──────── Given material ────────
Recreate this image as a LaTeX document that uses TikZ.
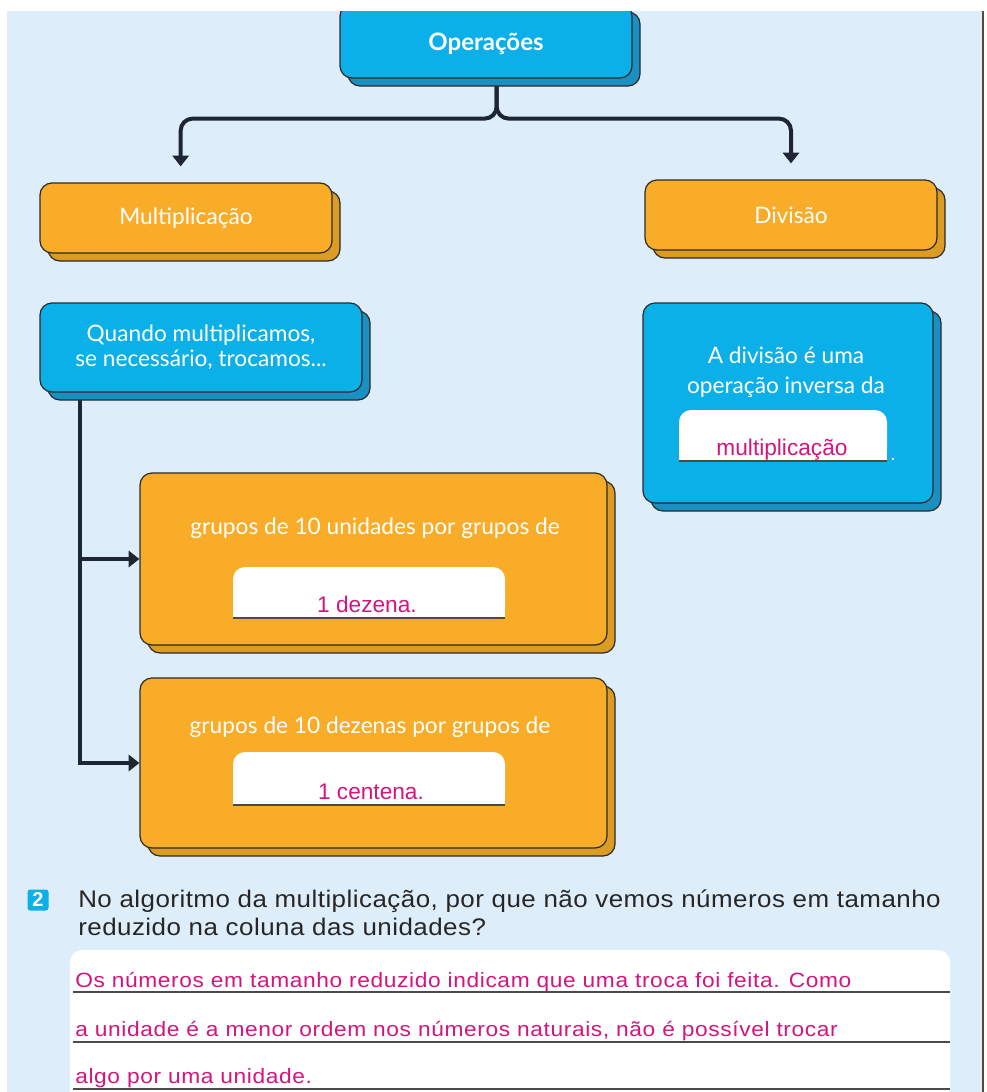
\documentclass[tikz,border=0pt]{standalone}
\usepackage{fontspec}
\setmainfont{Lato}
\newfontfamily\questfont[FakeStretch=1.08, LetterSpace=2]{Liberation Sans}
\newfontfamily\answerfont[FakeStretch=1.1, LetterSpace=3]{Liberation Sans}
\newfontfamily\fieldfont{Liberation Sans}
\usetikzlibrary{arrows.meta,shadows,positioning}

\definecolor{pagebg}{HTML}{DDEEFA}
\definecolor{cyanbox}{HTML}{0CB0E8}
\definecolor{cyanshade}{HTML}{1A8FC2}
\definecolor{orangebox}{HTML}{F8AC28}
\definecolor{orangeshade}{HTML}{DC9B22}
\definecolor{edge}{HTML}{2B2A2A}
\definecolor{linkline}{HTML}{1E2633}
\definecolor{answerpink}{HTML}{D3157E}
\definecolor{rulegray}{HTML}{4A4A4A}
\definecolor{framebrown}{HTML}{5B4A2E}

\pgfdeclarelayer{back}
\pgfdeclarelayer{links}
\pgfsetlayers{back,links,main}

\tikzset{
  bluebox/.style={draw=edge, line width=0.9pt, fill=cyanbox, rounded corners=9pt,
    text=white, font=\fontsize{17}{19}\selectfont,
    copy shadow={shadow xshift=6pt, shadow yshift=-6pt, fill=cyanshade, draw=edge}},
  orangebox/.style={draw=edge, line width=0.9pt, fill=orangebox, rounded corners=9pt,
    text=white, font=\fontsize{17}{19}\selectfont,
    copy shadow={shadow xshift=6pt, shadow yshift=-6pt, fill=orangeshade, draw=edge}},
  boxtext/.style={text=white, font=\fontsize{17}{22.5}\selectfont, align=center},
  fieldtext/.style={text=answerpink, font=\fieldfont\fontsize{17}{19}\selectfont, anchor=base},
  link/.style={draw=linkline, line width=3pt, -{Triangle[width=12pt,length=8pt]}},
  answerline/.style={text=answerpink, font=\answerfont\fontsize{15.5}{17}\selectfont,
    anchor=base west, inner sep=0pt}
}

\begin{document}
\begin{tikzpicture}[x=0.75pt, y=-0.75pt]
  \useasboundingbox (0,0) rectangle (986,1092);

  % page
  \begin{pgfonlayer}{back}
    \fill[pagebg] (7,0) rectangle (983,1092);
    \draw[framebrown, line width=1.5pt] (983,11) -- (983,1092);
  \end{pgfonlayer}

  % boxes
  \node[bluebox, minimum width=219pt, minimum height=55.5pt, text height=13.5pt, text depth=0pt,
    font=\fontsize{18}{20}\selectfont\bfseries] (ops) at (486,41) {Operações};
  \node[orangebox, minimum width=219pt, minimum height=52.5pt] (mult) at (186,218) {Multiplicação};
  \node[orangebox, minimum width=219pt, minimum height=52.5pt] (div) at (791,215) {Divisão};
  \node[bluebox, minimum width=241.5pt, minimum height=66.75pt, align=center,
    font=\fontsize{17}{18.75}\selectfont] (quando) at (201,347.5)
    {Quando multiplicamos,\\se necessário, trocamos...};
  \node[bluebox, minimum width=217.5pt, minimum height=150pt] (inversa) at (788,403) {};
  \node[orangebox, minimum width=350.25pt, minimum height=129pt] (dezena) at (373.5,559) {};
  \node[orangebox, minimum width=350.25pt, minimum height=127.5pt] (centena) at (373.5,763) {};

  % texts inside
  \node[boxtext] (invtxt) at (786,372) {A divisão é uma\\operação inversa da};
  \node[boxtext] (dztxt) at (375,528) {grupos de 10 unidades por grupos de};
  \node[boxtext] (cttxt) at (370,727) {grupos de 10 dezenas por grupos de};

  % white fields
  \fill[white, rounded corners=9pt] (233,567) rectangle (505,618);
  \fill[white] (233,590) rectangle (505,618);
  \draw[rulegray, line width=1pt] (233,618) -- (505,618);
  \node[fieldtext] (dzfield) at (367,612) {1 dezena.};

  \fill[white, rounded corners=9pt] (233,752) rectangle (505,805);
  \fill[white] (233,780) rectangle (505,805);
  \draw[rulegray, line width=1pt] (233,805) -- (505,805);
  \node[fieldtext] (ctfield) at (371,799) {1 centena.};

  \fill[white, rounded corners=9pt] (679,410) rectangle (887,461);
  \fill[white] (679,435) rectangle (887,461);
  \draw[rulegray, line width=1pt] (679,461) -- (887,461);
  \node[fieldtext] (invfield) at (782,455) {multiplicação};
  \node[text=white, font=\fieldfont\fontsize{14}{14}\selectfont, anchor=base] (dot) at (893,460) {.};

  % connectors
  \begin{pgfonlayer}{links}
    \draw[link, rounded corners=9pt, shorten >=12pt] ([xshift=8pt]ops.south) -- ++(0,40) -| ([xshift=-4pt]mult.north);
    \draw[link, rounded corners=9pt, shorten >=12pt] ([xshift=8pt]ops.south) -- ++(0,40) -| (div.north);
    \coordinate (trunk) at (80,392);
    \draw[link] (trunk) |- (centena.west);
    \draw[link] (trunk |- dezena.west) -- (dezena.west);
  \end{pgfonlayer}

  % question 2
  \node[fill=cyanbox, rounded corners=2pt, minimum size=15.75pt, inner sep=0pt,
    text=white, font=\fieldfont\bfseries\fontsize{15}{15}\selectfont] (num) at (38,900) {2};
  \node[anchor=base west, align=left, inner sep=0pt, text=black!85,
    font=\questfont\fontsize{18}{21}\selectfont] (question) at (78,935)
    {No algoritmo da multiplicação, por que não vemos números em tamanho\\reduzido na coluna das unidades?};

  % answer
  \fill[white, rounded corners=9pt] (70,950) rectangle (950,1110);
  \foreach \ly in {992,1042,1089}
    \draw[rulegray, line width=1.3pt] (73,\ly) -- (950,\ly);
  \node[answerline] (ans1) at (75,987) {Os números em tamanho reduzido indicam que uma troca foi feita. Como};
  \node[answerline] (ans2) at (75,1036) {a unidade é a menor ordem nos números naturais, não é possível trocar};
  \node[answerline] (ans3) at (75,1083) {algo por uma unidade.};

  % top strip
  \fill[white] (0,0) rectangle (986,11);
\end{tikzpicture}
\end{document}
────────
Leave the images out and output the remaining material exactly as it stands.

Recreate this image as a LaTeX document that uses TikZ.
\documentclass[tikz,border=0pt]{standalone}
\usepackage{fontspec}
\setmainfont{Lato}
\newfontfamily\questfont[FakeStretch=1.08, LetterSpace=2]{Liberation Sans}
\newfontfamily\answerfont[FakeStretch=1.1, LetterSpace=3]{Liberation Sans}
\newfontfamily\fieldfont{Liberation Sans}
\usetikzlibrary{arrows.meta,shadows,positioning}

\definecolor{pagebg}{HTML}{DDEEFA}
\definecolor{cyanbox}{HTML}{0CB0E8}
\definecolor{cyanshade}{HTML}{1A8FC2}
\definecolor{orangebox}{HTML}{F8AC28}
\definecolor{orangeshade}{HTML}{DC9B22}
\definecolor{edge}{HTML}{2B2A2A}
\definecolor{linkline}{HTML}{1E2633}
\definecolor{answerpink}{HTML}{D3157E}
\definecolor{rulegray}{HTML}{4A4A4A}
\definecolor{framebrown}{HTML}{5B4A2E}

\pgfdeclarelayer{back}
\pgfdeclarelayer{links}
\pgfsetlayers{back,links,main}

\tikzset{
  bluebox/.style={draw=edge, line width=0.9pt, fill=cyanbox, rounded corners=9pt,
    text=white, font=\fontsize{17}{19}\selectfont,
    copy shadow={shadow xshift=6pt, shadow yshift=-6pt, fill=cyanshade, draw=edge}},
  orangebox/.style={draw=edge, line width=0.9pt, fill=orangebox, rounded corners=9pt,
    text=white, font=\fontsize{17}{19}\selectfont,
    copy shadow={shadow xshift=6pt, shadow yshift=-6pt, fill=orangeshade, draw=edge}},
  boxtext/.style={text=white, font=\fontsize{17}{22.5}\selectfont, align=center},
  fieldtext/.style={text=answerpink, font=\fieldfont\fontsize{17}{19}\selectfont, anchor=base},
  link/.style={draw=linkline, line width=3pt, -{Triangle[width=12pt,length=8pt]}},
  answerline/.style={text=answerpink, font=\answerfont\fontsize{15.5}{17}\selectfont,
    anchor=base west, inner sep=0pt}
}

\begin{document}
\begin{tikzpicture}[x=0.75pt, y=-0.75pt]
  \useasboundingbox (0,0) rectangle (986,1092);

  % page
  \begin{pgfonlayer}{back}
    \fill[pagebg] (7,0) rectangle (983,1092);
    \draw[framebrown, line width=1.5pt] (983,11) -- (983,1092);
  \end{pgfonlayer}

  % boxes
  \node[bluebox, minimum width=219pt, minimum height=55.5pt, text height=13.5pt, text depth=0pt,
    font=\fontsize{18}{20}\selectfont\bfseries] (ops) at (486,41) {Operações};
  \node[orangebox, minimum width=219pt, minimum height=52.5pt] (mult) at (186,218) {Multiplicação};
  \node[orangebox, minimum width=219pt, minimum height=52.5pt] (div) at (791,215) {Divisão};
  \node[bluebox, minimum width=241.5pt, minimum height=66.75pt, align=center,
    font=\fontsize{17}{18.75}\selectfont] (quando) at (201,347.5)
    {Quando multiplicamos,\\se necessário, trocamos...};
  \node[bluebox, minimum width=217.5pt, minimum height=150pt] (inversa) at (788,403) {};
  \node[orangebox, minimum width=350.25pt, minimum height=129pt] (dezena) at (373.5,559) {};
  \node[orangebox, minimum width=350.25pt, minimum height=127.5pt] (centena) at (373.5,763) {};

  % texts inside
  \node[boxtext] (invtxt) at (786,372) {A divisão é uma\\operação inversa da};
  \node[boxtext] (dztxt) at (375,528) {grupos de 10 unidades por grupos de};
  \node[boxtext] (cttxt) at (370,727) {grupos de 10 dezenas por grupos de};

  % white fields
  \fill[white, rounded corners=9pt] (233,567) rectangle (505,618);
  \fill[white] (233,590) rectangle (505,618);
  \draw[rulegray, line width=1pt] (233,618) -- (505,618);
  \node[fieldtext] (dzfield) at (367,612) {1 dezena.};

  \fill[white, rounded corners=9pt] (233,752) rectangle (505,805);
  \fill[white] (233,780) rectangle (505,805);
  \draw[rulegray, line width=1pt] (233,805) -- (505,805);
  \node[fieldtext] (ctfield) at (371,799) {1 centena.};

  \fill[white, rounded corners=9pt] (679,410) rectangle (887,461);
  \fill[white] (679,435) rectangle (887,461);
  \draw[rulegray, line width=1pt] (679,461) -- (887,461);
  \node[fieldtext] (invfield) at (782,455) {multiplicação};
  \node[text=white, font=\fieldfont\fontsize{14}{14}\selectfont, anchor=base] (dot) at (893,460) {.};

  % connectors
  \begin{pgfonlayer}{links}
    \draw[link, rounded corners=9pt, shorten >=12pt] ([xshift=8pt]ops.south) -- ++(0,40) -| ([xshift=-4pt]mult.north);
    \draw[link, rounded corners=9pt, shorten >=12pt] ([xshift=8pt]ops.south) -- ++(0,40) -| (div.north);
    \coordinate (trunk) at (80,392);
    \draw[link] (trunk) |- (centena.west);
    \draw[link] (trunk |- dezena.west) -- (dezena.west);
  \end{pgfonlayer}

  % question 2
  \node[fill=cyanbox, rounded corners=2pt, minimum size=15.75pt, inner sep=0pt,
    text=white, font=\fieldfont\bfseries\fontsize{15}{15}\selectfont] (num) at (38,900) {2};
  \node[anchor=base west, align=left, inner sep=0pt, text=black!85,
    font=\questfont\fontsize{18}{21}\selectfont] (question) at (78,935)
    {No algoritmo da multiplicação, por que não vemos números em tamanho\\reduzido na coluna das unidades?};

  % answer
  \fill[white, rounded corners=9pt] (70,950) rectangle (950,1110);
  \foreach \ly in {992,1042,1089}
    \draw[rulegray, line width=1.3pt] (73,\ly) -- (950,\ly);
  \node[answerline] (ans1) at (75,987) {Os números em tamanho reduzido indicam que uma troca foi feita. Como};
  \node[answerline] (ans2) at (75,1036) {a unidade é a menor ordem nos números naturais, não é possível trocar};
  \node[answerline] (ans3) at (75,1083) {algo por uma unidade.};

  % top strip
  \fill[white] (0,0) rectangle (986,11);
\end{tikzpicture}
\end{document}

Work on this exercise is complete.